(Stored records):
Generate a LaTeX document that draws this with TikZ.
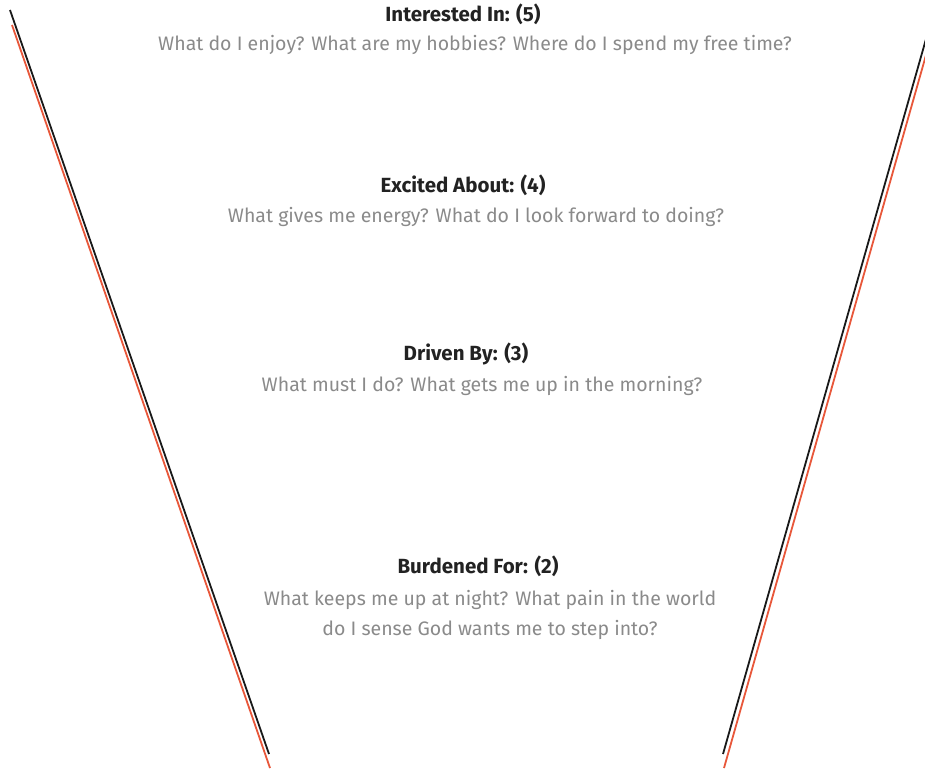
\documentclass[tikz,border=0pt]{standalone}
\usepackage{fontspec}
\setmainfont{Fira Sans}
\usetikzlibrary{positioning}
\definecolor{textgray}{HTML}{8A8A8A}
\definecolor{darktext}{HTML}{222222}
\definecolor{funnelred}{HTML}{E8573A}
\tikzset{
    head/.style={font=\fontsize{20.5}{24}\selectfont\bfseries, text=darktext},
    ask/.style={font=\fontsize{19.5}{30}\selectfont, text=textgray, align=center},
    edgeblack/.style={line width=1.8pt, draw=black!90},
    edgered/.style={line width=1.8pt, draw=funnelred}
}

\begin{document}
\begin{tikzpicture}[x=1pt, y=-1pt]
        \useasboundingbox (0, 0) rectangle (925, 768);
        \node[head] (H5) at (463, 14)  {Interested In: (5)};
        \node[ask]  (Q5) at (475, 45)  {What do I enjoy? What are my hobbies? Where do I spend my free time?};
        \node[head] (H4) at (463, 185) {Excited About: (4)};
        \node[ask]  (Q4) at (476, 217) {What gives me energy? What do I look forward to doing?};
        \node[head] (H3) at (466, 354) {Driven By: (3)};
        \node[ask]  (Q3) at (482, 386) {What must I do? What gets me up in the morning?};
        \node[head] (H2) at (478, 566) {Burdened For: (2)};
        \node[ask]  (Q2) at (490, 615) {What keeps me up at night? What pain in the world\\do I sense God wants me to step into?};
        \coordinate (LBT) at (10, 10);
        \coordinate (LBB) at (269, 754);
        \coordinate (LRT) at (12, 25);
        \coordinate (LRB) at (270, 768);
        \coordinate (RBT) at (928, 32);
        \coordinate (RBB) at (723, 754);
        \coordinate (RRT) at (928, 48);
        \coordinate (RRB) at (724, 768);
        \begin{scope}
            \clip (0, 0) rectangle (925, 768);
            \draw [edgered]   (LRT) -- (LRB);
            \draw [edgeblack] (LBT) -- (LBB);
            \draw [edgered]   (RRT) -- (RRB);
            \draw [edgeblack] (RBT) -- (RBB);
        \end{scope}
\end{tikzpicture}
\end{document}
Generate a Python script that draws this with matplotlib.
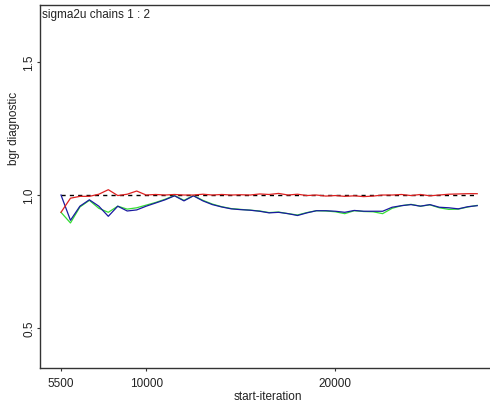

(Set task):
Repeat everything in the records precisely. Images are excluded from the copy.

(Complete answer):
Generate a LaTeX document that draws this with TikZ.
\documentclass[tikz,border=0pt]{standalone}
\usepackage{fontspec}
\setmainfont{Fira Sans}
\usetikzlibrary{positioning}
\definecolor{textgray}{HTML}{8A8A8A}
\definecolor{darktext}{HTML}{222222}
\definecolor{funnelred}{HTML}{E8573A}
\tikzset{
    head/.style={font=\fontsize{20.5}{24}\selectfont\bfseries, text=darktext},
    ask/.style={font=\fontsize{19.5}{30}\selectfont, text=textgray, align=center},
    edgeblack/.style={line width=1.8pt, draw=black!90},
    edgered/.style={line width=1.8pt, draw=funnelred}
}

\begin{document}
\begin{tikzpicture}[x=1pt, y=-1pt]
        \useasboundingbox (0, 0) rectangle (925, 768);
        \node[head] (H5) at (463, 14)  {Interested In: (5)};
        \node[ask]  (Q5) at (475, 45)  {What do I enjoy? What are my hobbies? Where do I spend my free time?};
        \node[head] (H4) at (463, 185) {Excited About: (4)};
        \node[ask]  (Q4) at (476, 217) {What gives me energy? What do I look forward to doing?};
        \node[head] (H3) at (466, 354) {Driven By: (3)};
        \node[ask]  (Q3) at (482, 386) {What must I do? What gets me up in the morning?};
        \node[head] (H2) at (478, 566) {Burdened For: (2)};
        \node[ask]  (Q2) at (490, 615) {What keeps me up at night? What pain in the world\\do I sense God wants me to step into?};
        \coordinate (LBT) at (10, 10);
        \coordinate (LBB) at (269, 754);
        \coordinate (LRT) at (12, 25);
        \coordinate (LRB) at (270, 768);
        \coordinate (RBT) at (928, 32);
        \coordinate (RBB) at (723, 754);
        \coordinate (RRT) at (928, 48);
        \coordinate (RRB) at (724, 768);
        \begin{scope}
            \clip (0, 0) rectangle (925, 768);
            \draw [edgered]   (LRT) -- (LRB);
            \draw [edgeblack] (LBT) -- (LBB);
            \draw [edgered]   (RRT) -- (RRB);
            \draw [edgeblack] (RBT) -- (RBB);
        \end{scope}
\end{tikzpicture}
\end{document}
Generate a Python script that draws this with matplotlib.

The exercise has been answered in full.